Ask the Greek God of Style (Vol. 32): Dressing Like a Rock Star
Andy Ingram
Q: Dear Greek God of Style,
I read recently that you released a new album of music. Whenever the next time is when you will play those songs live, will you be performing said songs in ridiculously tight leather pants? It seems to me that many humans use ridiculously tight leather pants as a sign that they are becoming more god-like. Do gods discuss what they are going to wear when they appear in public? And can ridiculously tight leather pants squeeze one’s humanity out to be only replaced by divinity?

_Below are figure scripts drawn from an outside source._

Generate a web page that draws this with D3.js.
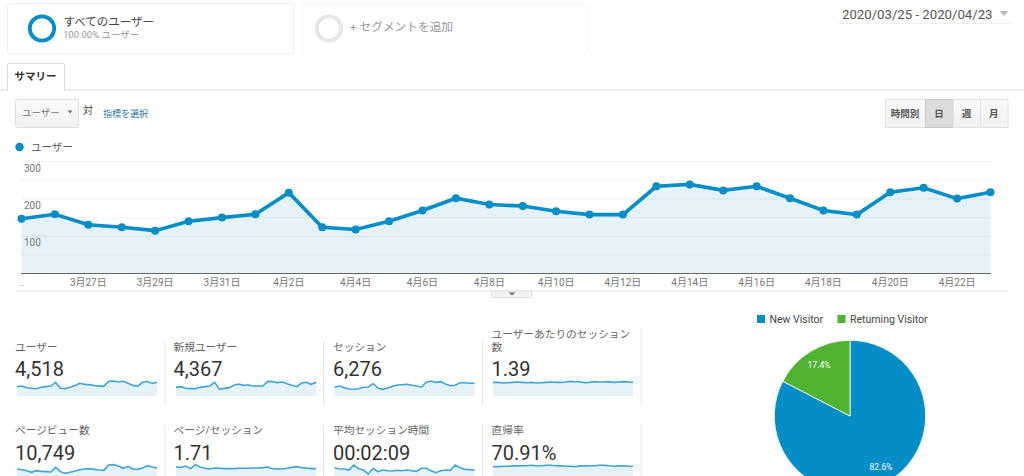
<!DOCTYPE html>
<html>
<head>
<meta charset="utf-8">
<script src="https://d3js.org/d3.v7.min.js"></script>
<style>
html, body { margin: 0; padding: 0; background: #fff; overflow: hidden; }
svg { display: block; }
text { font-family: Roboto, "Noto Sans CJK JP", sans-serif; }
</style>
</head>
<body>
<svg id="chart" width="1024" height="476"></svg>
<script>
var dates = ["3月25日","3月26日","3月27日","3月28日","3月29日","3月30日","3月31日","4月1日","4月2日","4月3日","4月4日","4月5日","4月6日","4月7日","4月8日","4月9日","4月10日","4月11日","4月12日","4月13日","4月14日","4月15日","4月16日","4月17日","4月18日","4月19日","4月20日","4月21日","4月22日","4月23日"];
var users = [147,159,131,124,115,140,150,159,217,124,118,140,169,202,185,181,167,158,158,234,239,223,234,202,169,158,218,230,201,218];
var newUsers = [130,140,115,110,110,130,140,150,205,100,115,125,160,180,160,165,150,150,150,220,215,200,210,185,160,140,195,205,175,205];
var sessions = [191,220,183,154,147,161,191,198,271,176,147,176,213,242,249,257,235,220,198,301,330,301,315,264,227,235,293,293,279,279];
var sessionsPerUser = [1.41,1.41,1.34,1.37,1.41,1.44,1.41,1.37,1.41,1.34,1.37,1.41,1.44,1.41,1.41,1.44,1.51,1.48,1.48,1.37,1.41,1.48,1.44,1.44,1.48,1.41,1.44,1.48,1.44,1.41];
var pageViews = [378,354,318,258,318,294,282,270,438,282,222,258,306,354,378,390,366,342,330,522,534,486,402,474,378,366,414,498,450,414];
var pagesPerSession = [1.83,1.78,1.98,1.59,2.18,1.83,1.64,1.54,1.69,1.64,1.59,1.59,1.59,1.64,1.64,1.64,1.69,1.69,1.74,1.83,1.59,1.54,1.54,1.64,1.78,1.88,1.74,1.69,1.59,1.59];
var sessionSeconds = [156,147,143,129,197,147,129,75,152,106,129,120,116,125,120,129,120,111,152,152,120,93,120,129,125,197,161,138,134,129];
var bounceRate = [65,65,67,67,69,69,70,70,72,70,70,72,72,70,69,67,67,65,69,69,70,70,72,72,70,67,69,70,67,67];

var kpiLabels = [["ユーザー"],["新規ユーザー"],["セッション"],["ユーザーあたりのセッション","数"],["ページビュー数"],["ページ/セッション"],["平均セッション時間"],["直帰率"]];
var kpiValues = ["4,518","4,367","6,276","1.39","10,749","1.71","00:02:09","70.91%"];
var kpiSeries = [users,newUsers,sessions,sessionsPerUser,pageViews,pagesPerSession,sessionSeconds,bounceRate];
var kpiTops = [239,225,330,1.55,540,2.2,204,76];

var yTicks = [100,200,300];
var yMinorTicks = [50,150,250];
var pieLabels = ["New Visitor","Returning Visitor"];
var pieValues = [82.6,17.4];
var intervalButtons = ["時間別","日","週","月"];

var blue = "#058dc7", green = "#50b432";
var svg = d3.select("#chart");

function label(parent, x, y, str, size, color, anchor, weight) {
	return parent.append("text")
		.attr("x", x).attr("y", y)
		.attr("font-size", size)
		.attr("fill", color)
		.attr("text-anchor", anchor || "start")
		.attr("font-weight", weight || 400)
		.text(str);
}

var defs = svg.append("defs");
var grad = defs.append("linearGradient").attr("id", "btn").attr("x1", 0).attr("x2", 0).attr("y1", 0).attr("y2", 1);
grad.append("stop").attr("offset", "0%").attr("stop-color", "#fafafa");
grad.append("stop").attr("offset", "100%").attr("stop-color", "#f1f1f1");

// segment boxes
svg.append("rect").attr("x", 7.5).attr("y", 3.5).attr("width", 286).attr("height", 50.5).attr("rx", 3)
	.attr("fill", "#fff").attr("stroke", "#eee");
svg.append("circle").attr("cx", 42).attr("cy", 28.5).attr("r", 12.2)
	.attr("fill", "none").attr("stroke", blue).attr("stroke-width", 3.8);
label(svg, 63.5, 26, "すべてのユーザー", 11.5, "#444");
label(svg, 63, 38, "100.00% ユーザー", 9.5, "#999");

svg.append("rect").attr("x", 302).attr("y", 3.5).attr("width", 286).attr("height", 50.5).attr("rx", 3)
	.attr("fill", "#fff").attr("stroke", "#eee").attr("stroke-dasharray", "2,2");
svg.append("circle").attr("cx", 329).attr("cy", 28.5).attr("r", 12.2)
	.attr("fill", "none").attr("stroke", "#e6e6e6").attr("stroke-width", 3.8);
label(svg, 350, 30.5, "+ セグメントを追加", 11.7, "#999");

// date range
label(svg, 842, 18.5, "2020/03/25 - 2020/04/23", 13.2, "#555");
svg.append("line").attr("x1", 839).attr("x2", 1011).attr("y1", 23.5).attr("y2", 23.5).attr("stroke", "#eee");
svg.append("path").attr("d", "M999.5,11L1008.5,11L1004,16Z").attr("fill", "#bbb");

// tab
svg.append("line").attr("x1", 0).attr("x2", 1024).attr("y1", 90).attr("y2", 90).attr("stroke", "#e6e6e6").attr("stroke-width", 1.5);
svg.append("path").attr("d", "M7.5,90.5L7.5,65Q7.5,63.5 9,63.5L63,63.5Q64.5,63.5 64.5,65L64.5,90.5")
	.attr("fill", "#fff").attr("stroke", "#ddd");
svg.append("line").attr("x1", 8).attr("x2", 64).attr("y1", 90).attr("y2", 90).attr("stroke", "#fff").attr("stroke-width", 1.5);
label(svg, 14.5, 80, "サマリー", 10.5, "#333", "start", 700);

// metric selector
svg.append("rect").attr("x", 15.5).attr("y", 99.5).attr("width", 63).attr("height", 28).attr("rx", 2)
	.attr("fill", "url(#btn)").attr("stroke", "#ddd");
label(svg, 22, 116, "ユーザー", 9.5, "#777");
svg.append("path").attr("d", "M67.5,110.5L72.5,110.5L70,113.5Z").attr("fill", "#777");
label(svg, 83, 113.5, "対", 10, "#444");
label(svg, 103, 116.5, "指標を選択", 9, "#2b74a8");

// interval buttons
var btnEdges = [885, 925, 953, 980, 1007.5];
intervalButtons.forEach(function(d, i) {
	svg.append("rect").attr("x", btnEdges[i] + 0.5).attr("y", 99.5)
		.attr("width", btnEdges[i + 1] - btnEdges[i]).attr("height", 28)
		.attr("fill", i == 1 ? "#dcdcdc" : "url(#btn)")
		.attr("stroke", i == 1 ? "#c8c8c8" : "#e2e2e2");
	label(svg, (btnEdges[i] + btnEdges[i + 1]) / 2, 117, d, 9.5, "#555", "middle", 700);
});

// legend of the main chart
svg.append("circle").attr("cx", 19.5).attr("cy", 147).attr("r", 4.2).attr("fill", blue);
label(svg, 31, 151, "ユーザー", 10.5, "#555");

// main chart
var x = d3.scaleLinear().domain([0, dates.length - 1]).range([21.5, 990.5]);
var y = d3.scaleLinear().domain([0, 300]).range([273.5, 161.7]);

svg.selectAll(".minor").data(yMinorTicks).enter().append("line").attr("class", "minor")
	.attr("x1", 21).attr("x2", 992).attr("y1", y).attr("y2", y).attr("stroke", "#f4f4f4");
svg.selectAll(".major").data(yTicks).enter().append("line").attr("class", "major")
	.attr("x1", 21).attr("x2", 992).attr("y1", y).attr("y2", y).attr("stroke", "#eeeeee");

svg.append("path").datum(users)
	.attr("fill", blue).attr("fill-opacity", 0.105)
	.attr("d", d3.area().x(function(d, i) { return x(i); }).y0(y(0)).y1(function(d) { return y(d); }));
svg.append("path").datum(users)
	.attr("fill", "none").attr("stroke", blue).attr("stroke-width", 3.6)
	.attr("d", d3.line().x(function(d, i) { return x(i); }).y(function(d) { return y(d); }));
svg.selectAll(".pt").data(users).enter().append("circle").attr("class", "pt")
	.attr("cx", function(d, i) { return x(i); })
	.attr("cy", function(d) { return y(d); })
	.attr("r", 4).attr("fill", blue);

svg.append("line").attr("x1", 21).attr("x2", 991).attr("y1", y(0)).attr("y2", y(0)).attr("stroke", "#666").attr("stroke-width", 1);

yTicks.forEach(function(d) {
	label(svg, 24, y(d) + 10, d, 10, "#777");
});
dates.forEach(function(d, i) {
	if (i > 0 && i % 2 == 0) label(svg, x(i), 286, d, 10, "#777", "middle");
});
label(svg, 21.5, 286, "…", 9.5, "#aaa", "middle");

svg.append("line").attr("x1", 16).attr("x2", 1008).attr("y1", 291).attr("y2", 291).attr("stroke", "#eee").attr("stroke-width", 1.5);
svg.append("rect").attr("x", 491.5).attr("y", 291).attr("width", 40).attr("height", 6.5).attr("rx", 1)
	.attr("fill", "#f3f3f3").attr("stroke", "#ddd");
svg.append("path").attr("d", "M508.5,292.5L515.5,292.5L512,295.5Z").attr("fill", "#777");

// KPI cells
var colX = [15, 173.5, 333, 491.5];
var sparkX = [17, 176, 334.5, 493];
var rowOffset = 83.5;

kpiValues.forEach(function(v, i) {
	var col = i % 4, dy = i < 4 ? 0 : rowOffset;
	var lines = kpiLabels[i];
	lines.forEach(function(t, j) {
		label(svg, colX[col], (lines.length > 1 ? 338 + j * 13 : 350.5) + dy, t, 10.7, "#666");
	});
	label(svg, colX[col], 376 + dy, v, 20, "#333");

	var sx = d3.scaleLinear().domain([0, dates.length - 1]).range([sparkX[col], sparkX[col] + 140]);
	var sy = d3.scaleLinear().domain([0, kpiTops[i]]).range([396 + dy, 381 + dy]);
	svg.append("path").datum(kpiSeries[i])
		.attr("fill", blue).attr("fill-opacity", 0.105)
		.attr("d", d3.area().x(function(d, k) { return sx(k); }).y0(sy(0)).y1(function(d) { return sy(d); }));
	svg.append("path").datum(kpiSeries[i])
		.attr("fill", "none").attr("stroke", "#3da5d9").attr("stroke-width", 1.6)
		.attr("d", d3.line().x(function(d, k) { return sx(k); }).y(function(d) { return sy(d); }));
});

var dividers = [165, 323.5, 482.5, 641];
dividers.forEach(function(d, i) {
	svg.append("line").attr("x1", d).attr("x2", d).attr("y1", i == 3 ? 329 : 341).attr("y2", 404).attr("stroke", "#e6e6e6");
	svg.append("line").attr("x1", d).attr("x2", d).attr("y1", 425).attr("y2", 476).attr("stroke", "#e6e6e6");
});

// pie
var pieColors = d3.scaleOrdinal().domain(pieLabels).range([blue, green]);
var pie = d3.pie().sort(null)(pieValues);
var arc = d3.arc().innerRadius(0).outerRadius(75.7);
var pieG = svg.append("g").attr("transform", "translate(850,416)");
pieG.selectAll("path").data(pie).enter().append("path")
	.attr("d", arc)
	.attr("fill", function(d, i) { return pieColors(pieLabels[i]); })
	.attr("stroke", "#fff").attr("stroke-width", 0.8);
pieG.selectAll(".pct").data(pie).enter().append("text").attr("class", "pct")
	.attr("transform", function(d, i) {
		var c = i == 0 ? [31, 54] : [-31, -48];
		return "translate(" + c + ")";
	})
	.attr("text-anchor", "middle").attr("font-size", 8.5).attr("fill", "#fff")
	.text(function(d) { return d.value.toFixed(1) + "%"; });

var legendX = [757, 837.5];
pieLabels.forEach(function(d, i) {
	svg.append("rect").attr("x", legendX[i]).attr("y", 315).attr("width", 8).attr("height", 8).attr("fill", pieColors(d));
	label(svg, legendX[i] + 12.5, 322.5, d, 10.5, "#444");
});
</script>
</body>
</html>
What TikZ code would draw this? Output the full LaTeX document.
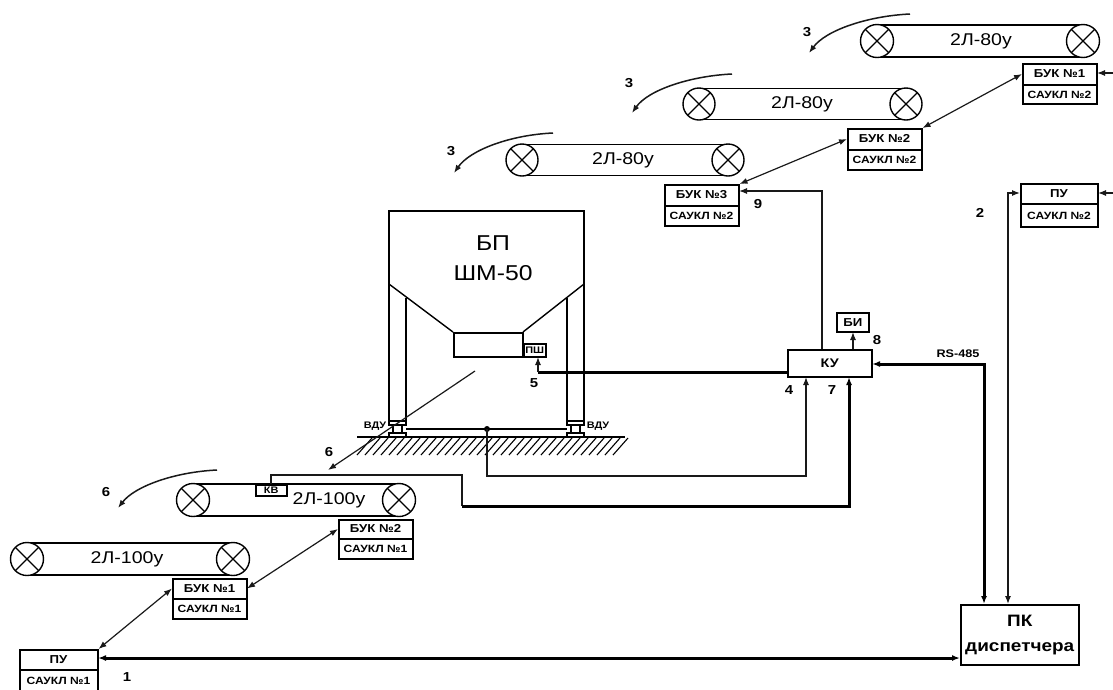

Mick (Who Damon says is not from Hackney)
A: Oh misguided Mickey,
“Releasing an album” as you call it is such a vulgar depiction of recent events. We refer to the event as a divine melodic mélange via reverse osmotic expression. Imagine referring to extra virgin olive oil essence as “you been squeezin’ them fruits?”. Zeus’s shocker!
Outfits for live performances must be carefully crafted to maximize assets and attenuate reactions. We cannot have a “Tom Jones effect” where excessive fictitious enhancement strained against cellophane-thin polyester created heart palpitations and medical emergencies . . . oh it is “unusual to be loved by anyone” built on a scandalous scaffold of stuffing. Likewise recent evidence of old rock gods donning leather craft, poorly lit and ill-fitting left no doubt of irrelevancy and retraction of their once vibrant career. Our target, therefore, is one of timeless craftsmanship- carved from marble, hewn from the depths of the Earth on the island of Thasos where slabs are revealed and leveled by diamond-laden cords. Each curve and each mark has been chosen and has emerged from the stone canvas. As depicted by our brother Kravitz, carefully optimizing and tuning the leather meters the inevitable polemic onslaught and yields long lasting performance capabilities.
I will offer you this Mickey, you may gaze at shadows cast. May you not be blinded by the glint from your chalky reflective skin and white new balance supportive sneakers, missing all the heavenly glory.